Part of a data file
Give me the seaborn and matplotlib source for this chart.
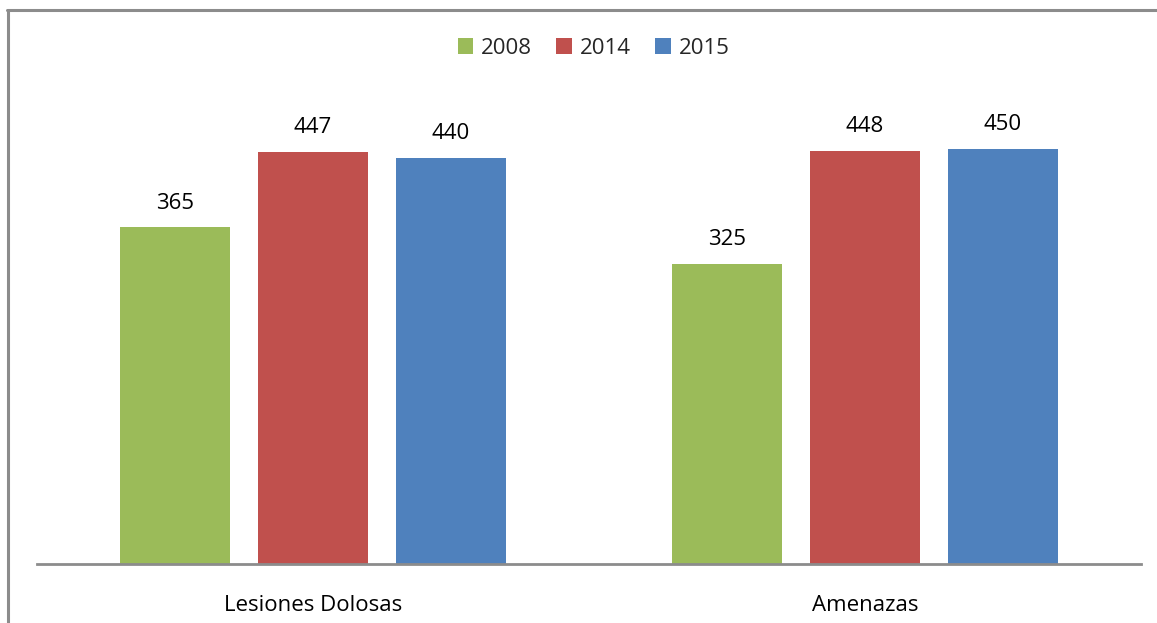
import matplotlib
matplotlib.use("Agg")
import matplotlib.pyplot as plt
import seaborn as sns
import pandas as pd
from matplotlib.lines import Line2D

categories = ["Lesiones Dolosas", "Amenazas"]
years = ["2008", "2014", "2015"]
values_2008 = [365, 325]
values_2014 = [447, 448]
values_2015 = [440, 450]
colors = ["#9BBB59", "#C0504D", "#4F81BD"]

rows = []
for yr, vals in zip(years, [values_2008, values_2014, values_2015]):
    for c, v in zip(categories, vals):
        rows.append({"cat": c, "year": yr, "value": v})
df = pd.DataFrame(rows)

sns.set_style("white")
plt.rcParams["font.family"] = ["Open Sans", "DejaVu Sans"]

fig = plt.figure(figsize=(11.57, 6.23), dpi=100)
ax = fig.add_axes([37/1157, (623-564)/623, (1141-37)/1157, (564-103)/623])

sns.barplot(data=df, x="cat", y="value", hue="year", order=categories,
            hue_order=years, palette=colors, width=0.75, gap=0.2,
            saturation=1, ax=ax, legend=True, linewidth=0, edgecolor="none")

ax.set_ylim(0, 500)
ax.set_xlim(-0.5, 1.5)
for cont in ax.containers:
    ax.bar_label(cont, padding=10, fontsize=16, color="#000000")

ax.set_xlabel("")
ax.set_ylabel("")
ax.set_yticks([])
ax.tick_params(axis="x", length=0, labelsize=16, pad=22, colors="#000000")
for s in ["top", "right", "left"]:
    ax.spines[s].set_visible(False)
ax.spines["bottom"].set_color("#8C8C8C")
ax.spines["bottom"].set_linewidth(2)

handles, labels = ax.get_legend_handles_labels()
ax.legend(handles, labels, ncol=3, loc="center", bbox_to_anchor=(0.513, 1 - 48/623),
          bbox_transform=fig.transFigure, frameon=False, fontsize=16,
          handlelength=0.7, handleheight=0.7, handletextpad=0.35, columnspacing=1.1)

fig.add_artist(Line2D([7.5/1157, 7.5/1157], [0, 1 - 10/623], color="#8C8C8C", lw=2.2,
                      transform=fig.transFigure))
fig.add_artist(Line2D([6.5/1157, 1], [1 - 10/623, 1 - 10/623], color="#8C8C8C", lw=2.2,
                      transform=fig.transFigure))

fig.savefig("out.png", dpi=100)
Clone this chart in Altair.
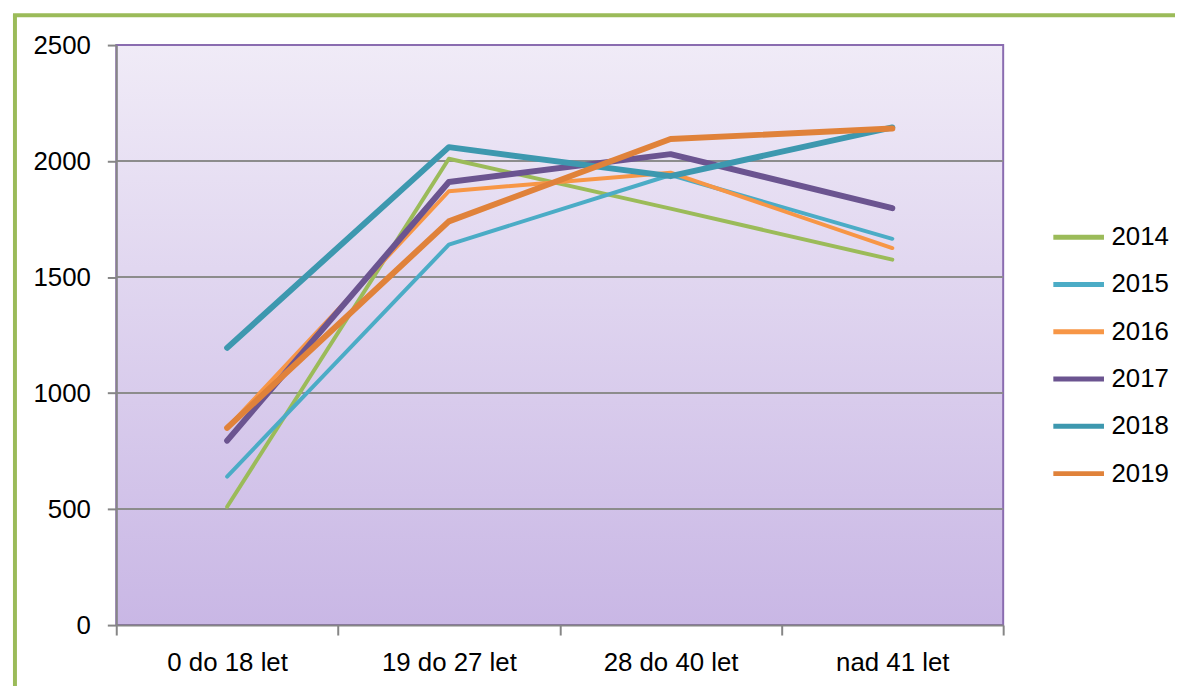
import altair as alt
import pandas as pd

categories = ["0 do 18 let", "19 do 27 let", "28 do 40 let", "nad 41 let"]
years = ["2014", "2015", "2016", "2017", "2018", "2019"]
v2014 = [510, 2010, 1795, 1575]
v2015 = [640, 1640, 1940, 1665]
v2016 = [850, 1870, 1950, 1625]
v2017 = [795, 1910, 2030, 1797]
v2018 = [1195, 2060, 1935, 2145]
v2019 = [850, 1740, 2095, 2140]
series = [v2014, v2015, v2016, v2017, v2018, v2019]
colors = ["#9BBB59", "#4BACC6", "#F79646", "#6B5490", "#3D98AF", "#E0823A"]
thin_years = ["2014", "2015", "2016"]
grid_vals = [500, 1000, 1500, 2000]

rows = []
for y, vals in zip(years, series):
    for c, v in zip(categories, vals):
        rows.append({"year": y, "cat": c, "value": v})
df = pd.DataFrame(rows)

W, H = 893, 584
FONT = "Liberation Sans"
FS = 26

bg = alt.Chart(alt.Data(values=[{}])).mark_rect(
    fill=alt.Gradient(gradient="linear", x1=0, x2=0, y1=0, y2=1,
                      stops=[alt.GradientStop(color="#F0EBF7", offset=0),
                             alt.GradientStop(color="#C9B7E5", offset=1)]),
    stroke="#8A6CB0", strokeWidth=2
).encode(x=alt.value(0), x2=alt.value(W), y=alt.value(0), y2=alt.value(H))

grid = alt.Chart(pd.DataFrame({"g": grid_vals})).mark_rule(
    color="#8C8C8C", strokeWidth=2
).encode(y=alt.Y("g:Q", scale=alt.Scale(domain=[0, 2500])), x=alt.value(0), x2=alt.value(W))

x_enc = alt.X("cat:N", sort=categories, bandPosition=0.5,
              scale=alt.Scale(type="band", paddingInner=0, paddingOuter=0),
              axis=alt.Axis(title=None, labelAngle=0, tickBand="extent", domainColor="#868686",
                            domainWidth=2, tickColor="#868686", tickWidth=2, tickSize=10,
                            labelPadding=15, labelFontSize=FS, labelFont=FONT, labelColor="#000000",
                            zindex=1))
y_enc = alt.Y("value:Q", scale=alt.Scale(domain=[0, 2500]),
              axis=alt.Axis(title=None, values=[0, 500, 1000, 1500, 2000, 2500], grid=False,
                            format="d",
                            domainColor="#868686", domainWidth=2, tickColor="#868686",
                            tickWidth=2, tickSize=9, labelPadding=17, labelFontSize=FS,
                            labelFont=FONT, labelColor="#000000", zindex=1))
color_enc = alt.Color("year:N", scale=alt.Scale(domain=years, range=colors),
                      legend=alt.Legend(title=None, orient="none", legendX=941, legendY=181,
                                        symbolType="stroke", symbolSize=2601,
                                        symbolStrokeWidth=5,
                                        labelFontSize=FS, labelFont=FONT, labelColor="#000000",
                                        clipHeight=25, rowPadding=20.6, labelOffset=5))

thin = alt.Chart(df).transform_filter(
    alt.FieldOneOfPredicate(field="year", oneOf=thin_years)
).mark_line(strokeCap="round", strokeJoin="round", strokeWidth=4).encode(
    x=x_enc, y=y_enc, color=color_enc)

thick = alt.Chart(df).transform_filter(
    ~alt.FieldOneOfPredicate(field="year", oneOf=thin_years)
).mark_line(strokeCap="round", strokeJoin="round", strokeWidth=6).encode(
    x=x_enc, y=y_enc, color=color_enc)

frame_left = alt.Chart(alt.Data(values=[{}])).mark_rule(color="#9BBB59", strokeWidth=4, clip=False).encode(
    x=alt.value(-102), y=alt.value(-31), y2=alt.value(H + 80))
frame_top = alt.Chart(alt.Data(values=[{}])).mark_rule(color="#9BBB59", strokeWidth=4, clip=False).encode(
    x=alt.value(-104), x2=alt.value(W + 200), y=alt.value(-30))

chart = alt.layer(bg, grid, thin, thick, frame_left, frame_top).properties(
    width=W, height=H,
    autosize=alt.AutoSizeParams(type="none"),
    padding={"left": 109, "top": 35, "right": 173, "bottom": 59},
    background="#FFFFFF",
).configure_view(stroke=None)

chart.save("out.html", embed_options={"renderer": "svg", "actions": False})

Your instructions
The pictures should not be reproduced; quote all of the other material exactly.

The output
Give me the seaborn and matplotlib source for this chart.
import matplotlib
matplotlib.use("Agg")
import matplotlib.pyplot as plt
import seaborn as sns
import pandas as pd
from matplotlib.lines import Line2D

categories = ["Lesiones Dolosas", "Amenazas"]
years = ["2008", "2014", "2015"]
values_2008 = [365, 325]
values_2014 = [447, 448]
values_2015 = [440, 450]
colors = ["#9BBB59", "#C0504D", "#4F81BD"]

rows = []
for yr, vals in zip(years, [values_2008, values_2014, values_2015]):
    for c, v in zip(categories, vals):
        rows.append({"cat": c, "year": yr, "value": v})
df = pd.DataFrame(rows)

sns.set_style("white")
plt.rcParams["font.family"] = ["Open Sans", "DejaVu Sans"]

fig = plt.figure(figsize=(11.57, 6.23), dpi=100)
ax = fig.add_axes([37/1157, (623-564)/623, (1141-37)/1157, (564-103)/623])

sns.barplot(data=df, x="cat", y="value", hue="year", order=categories,
            hue_order=years, palette=colors, width=0.75, gap=0.2,
            saturation=1, ax=ax, legend=True, linewidth=0, edgecolor="none")

ax.set_ylim(0, 500)
ax.set_xlim(-0.5, 1.5)
for cont in ax.containers:
    ax.bar_label(cont, padding=10, fontsize=16, color="#000000")

ax.set_xlabel("")
ax.set_ylabel("")
ax.set_yticks([])
ax.tick_params(axis="x", length=0, labelsize=16, pad=22, colors="#000000")
for s in ["top", "right", "left"]:
    ax.spines[s].set_visible(False)
ax.spines["bottom"].set_color("#8C8C8C")
ax.spines["bottom"].set_linewidth(2)

handles, labels = ax.get_legend_handles_labels()
ax.legend(handles, labels, ncol=3, loc="center", bbox_to_anchor=(0.513, 1 - 48/623),
          bbox_transform=fig.transFigure, frameon=False, fontsize=16,
          handlelength=0.7, handleheight=0.7, handletextpad=0.35, columnspacing=1.1)

fig.add_artist(Line2D([7.5/1157, 7.5/1157], [0, 1 - 10/623], color="#8C8C8C", lw=2.2,
                      transform=fig.transFigure))
fig.add_artist(Line2D([6.5/1157, 1], [1 - 10/623, 1 - 10/623], color="#8C8C8C", lw=2.2,
                      transform=fig.transFigure))

fig.savefig("out.png", dpi=100)
Clone this chart in Altair.
import altair as alt
import pandas as pd

categories = ["0 do 18 let", "19 do 27 let", "28 do 40 let", "nad 41 let"]
years = ["2014", "2015", "2016", "2017", "2018", "2019"]
v2014 = [510, 2010, 1795, 1575]
v2015 = [640, 1640, 1940, 1665]
v2016 = [850, 1870, 1950, 1625]
v2017 = [795, 1910, 2030, 1797]
v2018 = [1195, 2060, 1935, 2145]
v2019 = [850, 1740, 2095, 2140]
series = [v2014, v2015, v2016, v2017, v2018, v2019]
colors = ["#9BBB59", "#4BACC6", "#F79646", "#6B5490", "#3D98AF", "#E0823A"]
thin_years = ["2014", "2015", "2016"]
grid_vals = [500, 1000, 1500, 2000]

rows = []
for y, vals in zip(years, series):
    for c, v in zip(categories, vals):
        rows.append({"year": y, "cat": c, "value": v})
df = pd.DataFrame(rows)

W, H = 893, 584
FONT = "Liberation Sans"
FS = 26

bg = alt.Chart(alt.Data(values=[{}])).mark_rect(
    fill=alt.Gradient(gradient="linear", x1=0, x2=0, y1=0, y2=1,
                      stops=[alt.GradientStop(color="#F0EBF7", offset=0),
                             alt.GradientStop(color="#C9B7E5", offset=1)]),
    stroke="#8A6CB0", strokeWidth=2
).encode(x=alt.value(0), x2=alt.value(W), y=alt.value(0), y2=alt.value(H))

grid = alt.Chart(pd.DataFrame({"g": grid_vals})).mark_rule(
    color="#8C8C8C", strokeWidth=2
).encode(y=alt.Y("g:Q", scale=alt.Scale(domain=[0, 2500])), x=alt.value(0), x2=alt.value(W))

x_enc = alt.X("cat:N", sort=categories, bandPosition=0.5,
              scale=alt.Scale(type="band", paddingInner=0, paddingOuter=0),
              axis=alt.Axis(title=None, labelAngle=0, tickBand="extent", domainColor="#868686",
                            domainWidth=2, tickColor="#868686", tickWidth=2, tickSize=10,
                            labelPadding=15, labelFontSize=FS, labelFont=FONT, labelColor="#000000",
                            zindex=1))
y_enc = alt.Y("value:Q", scale=alt.Scale(domain=[0, 2500]),
              axis=alt.Axis(title=None, values=[0, 500, 1000, 1500, 2000, 2500], grid=False,
                            format="d",
                            domainColor="#868686", domainWidth=2, tickColor="#868686",
                            tickWidth=2, tickSize=9, labelPadding=17, labelFontSize=FS,
                            labelFont=FONT, labelColor="#000000", zindex=1))
color_enc = alt.Color("year:N", scale=alt.Scale(domain=years, range=colors),
                      legend=alt.Legend(title=None, orient="none", legendX=941, legendY=181,
                                        symbolType="stroke", symbolSize=2601,
                                        symbolStrokeWidth=5,
                                        labelFontSize=FS, labelFont=FONT, labelColor="#000000",
                                        clipHeight=25, rowPadding=20.6, labelOffset=5))

thin = alt.Chart(df).transform_filter(
    alt.FieldOneOfPredicate(field="year", oneOf=thin_years)
).mark_line(strokeCap="round", strokeJoin="round", strokeWidth=4).encode(
    x=x_enc, y=y_enc, color=color_enc)

thick = alt.Chart(df).transform_filter(
    ~alt.FieldOneOfPredicate(field="year", oneOf=thin_years)
).mark_line(strokeCap="round", strokeJoin="round", strokeWidth=6).encode(
    x=x_enc, y=y_enc, color=color_enc)

frame_left = alt.Chart(alt.Data(values=[{}])).mark_rule(color="#9BBB59", strokeWidth=4, clip=False).encode(
    x=alt.value(-102), y=alt.value(-31), y2=alt.value(H + 80))
frame_top = alt.Chart(alt.Data(values=[{}])).mark_rule(color="#9BBB59", strokeWidth=4, clip=False).encode(
    x=alt.value(-104), x2=alt.value(W + 200), y=alt.value(-30))

chart = alt.layer(bg, grid, thin, thick, frame_left, frame_top).properties(
    width=W, height=H,
    autosize=alt.AutoSizeParams(type="none"),
    padding={"left": 109, "top": 35, "right": 173, "bottom": 59},
    background="#FFFFFF",
).configure_view(stroke=None)

chart.save("out.html", embed_options={"renderer": "svg", "actions": False})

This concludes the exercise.